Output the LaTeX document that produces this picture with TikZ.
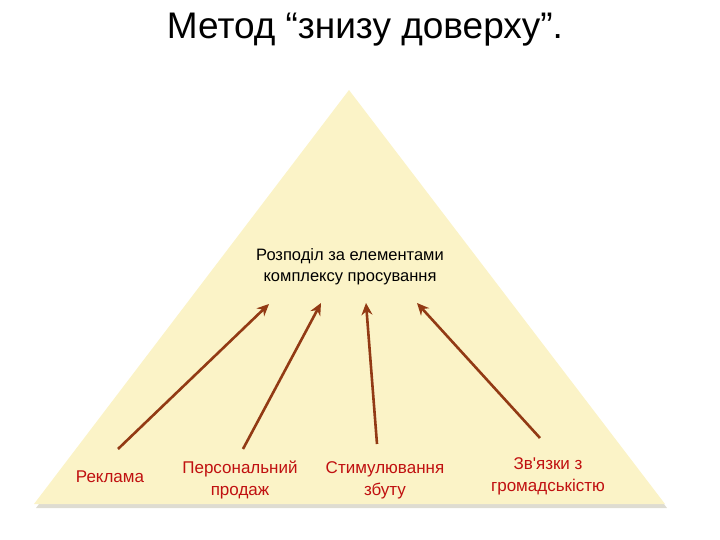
\documentclass[tikz,border=0pt]{standalone}
\usepackage{fontspec}
\setmainfont{Liberation Sans}[Ligatures=TeXOff]
\usetikzlibrary{calc,arrows.meta}
\definecolor{pyrfill}{RGB}{251,243,199}
\definecolor{pyrshadow}{RGB}{200,196,178}
\definecolor{arrbrown}{RGB}{146,58,20}
\definecolor{labred}{RGB}{192,16,16}
\tikzset{
  lab/.style={text=labred, align=center, inner sep=0pt,
    font=\fontsize{17}{22}\selectfont},
  up/.style={line width=2.6pt, arrbrown, -{Stealth[length=12pt,width=11pt]}}
}
\begin{document}
\begin{tikzpicture}[x=1pt,y=-1pt]
        \useasboundingbox (0,0) rectangle (720,540);
        \coordinate (T) at (349,90);
        \coordinate (L) at (34,504);
        \coordinate (R) at (665,504);
        % shadow under the pyramid
        \fill[pyrshadow, opacity=0.6] ($ (L)+(2,4) $) -- ($ (T)+(1,3) $) -- ($ (R)+(2,4) $) -- cycle;
        \fill[pyrfill] (L) -- (T) -- (R) -- cycle;
        \node (title) at (365,30) [inner sep=0pt, font=\fontsize{37}{40}\selectfont] {Метод “знизу доверху”.};
        \node (mid) at (350,267) [inner sep=0pt, align=center, font=\fontsize{16.5}{21}\selectfont]
          {Розподіл за елементами\\комплексу просування};
        \node (rek) at (110,477) [lab] {Реклама};
        \node (pers) at (240,480) [lab] {Персональний\\продаж};
        \node (stim) at (385,480) [lab] {Стимулювання\\збуту};
        \node (zv) at (548,476) [lab] {Зв'язки з\\громадськістю};
        \coordinate (s1) at (118,449);
        \coordinate (s2) at (243,449);
        \coordinate (s3) at (377,444);
        \coordinate (s4) at (540,438);
        \coordinate (t1) at (269,304);
        \coordinate (t2) at (321,303);
        \coordinate (t3) at (366,303);
        \coordinate (t4) at (417,303);
        \draw[up] (s1) -- (t1);
        \draw[up] (s2) -- (t2);
        \draw[up] (s3) -- (t3);
        \draw[up] (s4) -- (t4);
    \end{tikzpicture}
\end{document}
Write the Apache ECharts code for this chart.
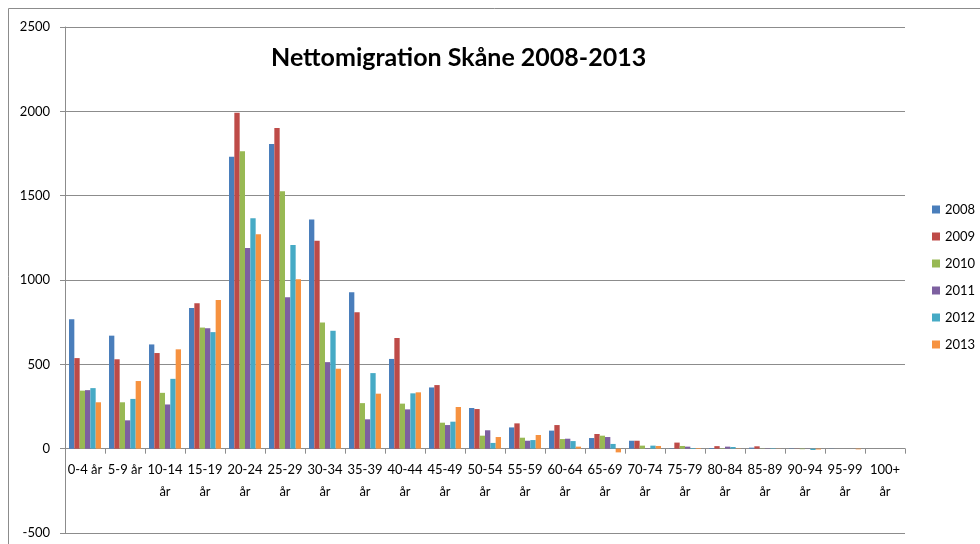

> **Problem to solve**: Exclude the pictures and transcribe all of the entries exactly.

> **Task response**:
Output the LaTeX document that produces this picture with TikZ.
\documentclass[tikz,border=0pt]{standalone}
\usepackage{fontspec}
\setmainfont{Liberation Sans}[Ligatures=TeXOff]
\usetikzlibrary{calc,arrows.meta}
\definecolor{pyrfill}{RGB}{251,243,199}
\definecolor{pyrshadow}{RGB}{200,196,178}
\definecolor{arrbrown}{RGB}{146,58,20}
\definecolor{labred}{RGB}{192,16,16}
\tikzset{
  lab/.style={text=labred, align=center, inner sep=0pt,
    font=\fontsize{17}{22}\selectfont},
  up/.style={line width=2.6pt, arrbrown, -{Stealth[length=12pt,width=11pt]}}
}
\begin{document}
\begin{tikzpicture}[x=1pt,y=-1pt]
        \useasboundingbox (0,0) rectangle (720,540);
        \coordinate (T) at (349,90);
        \coordinate (L) at (34,504);
        \coordinate (R) at (665,504);
        % shadow under the pyramid
        \fill[pyrshadow, opacity=0.6] ($ (L)+(2,4) $) -- ($ (T)+(1,3) $) -- ($ (R)+(2,4) $) -- cycle;
        \fill[pyrfill] (L) -- (T) -- (R) -- cycle;
        \node (title) at (365,30) [inner sep=0pt, font=\fontsize{37}{40}\selectfont] {Метод “знизу доверху”.};
        \node (mid) at (350,267) [inner sep=0pt, align=center, font=\fontsize{16.5}{21}\selectfont]
          {Розподіл за елементами\\комплексу просування};
        \node (rek) at (110,477) [lab] {Реклама};
        \node (pers) at (240,480) [lab] {Персональний\\продаж};
        \node (stim) at (385,480) [lab] {Стимулювання\\збуту};
        \node (zv) at (548,476) [lab] {Зв'язки з\\громадськістю};
        \coordinate (s1) at (118,449);
        \coordinate (s2) at (243,449);
        \coordinate (s3) at (377,444);
        \coordinate (s4) at (540,438);
        \coordinate (t1) at (269,304);
        \coordinate (t2) at (321,303);
        \coordinate (t3) at (366,303);
        \coordinate (t4) at (417,303);
        \draw[up] (s1) -- (t1);
        \draw[up] (s2) -- (t2);
        \draw[up] (s3) -- (t3);
        \draw[up] (s4) -- (t4);
    \end{tikzpicture}
\end{document}
Write the Apache ECharts code for this chart.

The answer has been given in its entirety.